Они стали черноитами. Изменилось не только их тело. Изменилась сама глубинная суть. Они утратили часть своей личности, взамен которой, как это бывает с артаками, пришла другая. Более того, казалось, что с каждым днем они сливаются друг с другом, прорастают единой червоточиной.

– Это как?

– Сложно сказать, что тут правда, а что слухи. Но Тирхствин рассказывал, будто все эти женщины становились похожи друг на друга. Одинаково красивы и молоды. Цвет глаз, волос, даже черты лиц – все становилось одинаковым. И они начинали говорить, как один человек: продолжая общую мысль или произнося что-то одновременно. То, что пришло взамен их личности, было единым, хоть и разбитым на части между всеми этими людьми.

– Жуть, – прокряхтел Громбакх. – Обязательно об этом говорить, когда мы в полуверсте от леса?

– Излечить женщин не удалось. Но и бросать их семьи не захотели. Все они принадлежали богатым родам, так что уход получили соответствующий.

– Ну да, – хохотнул Громбакх. – Стальную цепь на горло.

– Цепь? – не понял я.

– Да, – кивнула Миалинта. – Их сковали единой цепью вокруг озера. Только не стальной, а лайтанной. И никаких ошейников.

– Зачем?

– Они впадали в забытье. Утрачивали человечность. Забыли родных, забыли прошлую жизнь. Иногда порывались уйти в лес, а там их ждала смерть. Не пришлось бы ждать, пока растрескается кожа. Дикие звери и насекомые быстро сделали бы свое дело.

Все годы они так и лежали вокруг озера: на ошелинных подушках, в окружении арфисток, краснобаев, кочевых акробатов. Неприятная, должно быть, картина. Кругом – запустение, дикая пуща, а вокруг озера – музыка, веселье и богатая жизнь.

– На цепи, – добавил охотник.

– На цепи, – согласилась Миалинта. – И казалось, что так будет продолжаться бесконечно долго.
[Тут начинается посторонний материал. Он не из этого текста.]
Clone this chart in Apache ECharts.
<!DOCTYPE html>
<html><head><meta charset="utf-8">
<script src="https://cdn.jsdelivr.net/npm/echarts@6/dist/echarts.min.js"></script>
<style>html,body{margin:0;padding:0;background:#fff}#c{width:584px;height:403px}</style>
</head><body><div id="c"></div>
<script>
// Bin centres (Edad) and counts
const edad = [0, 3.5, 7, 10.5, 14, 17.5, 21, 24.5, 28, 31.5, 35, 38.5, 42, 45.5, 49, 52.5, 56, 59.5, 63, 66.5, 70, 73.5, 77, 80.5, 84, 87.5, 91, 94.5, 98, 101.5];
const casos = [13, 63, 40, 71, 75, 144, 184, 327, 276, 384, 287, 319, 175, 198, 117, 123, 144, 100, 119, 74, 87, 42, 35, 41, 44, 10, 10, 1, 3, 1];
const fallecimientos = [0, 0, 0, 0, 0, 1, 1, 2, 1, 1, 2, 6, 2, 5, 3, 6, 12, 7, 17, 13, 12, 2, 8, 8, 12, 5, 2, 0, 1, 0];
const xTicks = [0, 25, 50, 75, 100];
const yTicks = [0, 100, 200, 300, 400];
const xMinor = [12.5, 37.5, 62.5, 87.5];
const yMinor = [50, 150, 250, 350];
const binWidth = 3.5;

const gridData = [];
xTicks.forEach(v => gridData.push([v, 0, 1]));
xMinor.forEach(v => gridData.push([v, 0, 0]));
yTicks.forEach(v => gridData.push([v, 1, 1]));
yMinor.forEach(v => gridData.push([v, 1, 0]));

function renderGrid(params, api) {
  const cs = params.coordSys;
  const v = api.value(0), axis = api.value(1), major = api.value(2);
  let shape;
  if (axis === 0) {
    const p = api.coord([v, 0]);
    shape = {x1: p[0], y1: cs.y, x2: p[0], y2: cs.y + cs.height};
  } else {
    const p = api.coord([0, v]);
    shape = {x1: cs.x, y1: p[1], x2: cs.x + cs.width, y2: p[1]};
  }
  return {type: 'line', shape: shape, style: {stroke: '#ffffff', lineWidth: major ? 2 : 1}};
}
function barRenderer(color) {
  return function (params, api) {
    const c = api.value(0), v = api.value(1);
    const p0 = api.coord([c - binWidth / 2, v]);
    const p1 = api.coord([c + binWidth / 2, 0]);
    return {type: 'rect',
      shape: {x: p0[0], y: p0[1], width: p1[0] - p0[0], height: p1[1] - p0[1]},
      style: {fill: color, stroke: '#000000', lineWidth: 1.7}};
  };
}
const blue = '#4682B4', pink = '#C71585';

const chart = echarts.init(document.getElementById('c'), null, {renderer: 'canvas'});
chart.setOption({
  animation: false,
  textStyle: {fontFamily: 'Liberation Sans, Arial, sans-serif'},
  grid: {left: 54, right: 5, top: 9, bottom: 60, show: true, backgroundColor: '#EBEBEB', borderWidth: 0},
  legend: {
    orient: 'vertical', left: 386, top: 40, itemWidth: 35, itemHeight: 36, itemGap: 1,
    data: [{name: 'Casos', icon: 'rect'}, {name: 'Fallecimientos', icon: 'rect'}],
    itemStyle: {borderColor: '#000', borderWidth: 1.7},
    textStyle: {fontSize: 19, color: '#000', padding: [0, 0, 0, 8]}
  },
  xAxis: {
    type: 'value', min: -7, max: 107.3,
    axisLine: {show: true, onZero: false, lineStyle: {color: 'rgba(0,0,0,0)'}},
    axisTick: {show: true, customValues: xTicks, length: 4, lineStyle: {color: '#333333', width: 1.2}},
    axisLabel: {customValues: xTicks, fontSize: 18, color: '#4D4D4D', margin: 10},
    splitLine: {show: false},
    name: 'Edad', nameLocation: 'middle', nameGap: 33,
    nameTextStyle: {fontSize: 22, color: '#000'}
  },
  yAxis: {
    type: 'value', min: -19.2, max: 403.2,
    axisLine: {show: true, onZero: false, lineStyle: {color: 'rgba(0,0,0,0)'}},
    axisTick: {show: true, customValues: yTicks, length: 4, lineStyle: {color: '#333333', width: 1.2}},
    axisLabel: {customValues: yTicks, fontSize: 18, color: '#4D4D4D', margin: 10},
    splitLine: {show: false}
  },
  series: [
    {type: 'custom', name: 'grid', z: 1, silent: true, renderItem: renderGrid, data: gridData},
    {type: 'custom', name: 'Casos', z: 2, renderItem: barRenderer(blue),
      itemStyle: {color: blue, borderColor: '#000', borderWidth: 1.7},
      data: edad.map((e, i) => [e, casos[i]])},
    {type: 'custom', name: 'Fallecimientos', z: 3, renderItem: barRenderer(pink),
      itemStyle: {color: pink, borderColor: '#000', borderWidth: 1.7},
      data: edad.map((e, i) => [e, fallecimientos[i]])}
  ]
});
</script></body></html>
Никто не знал, будут ли пленницы вообще стареть. Сколько проживут. Как умрут. Про них даже перестали судачить. Хватало и других историй с лигурами и проснувшимися пустышками. А двенадцать лет назад, я только приехала в Багульдин, из Лаэрнора не вернулся подвоз. Простые крестьяне, поставлявшие овощи, мясо, зелень… Не вернулись кочевые артисты. Не вернулись родственники, приехавшие проведать озерных пленниц. Никто не вернулся. Повозки ехали в одном направлении – в Лаэрнор. Тех, кто уехал в лес, больше никто не видел. Не вернулись ни гонцы, посланные наместником Целиндела, ни стражники, посланные его комендантом.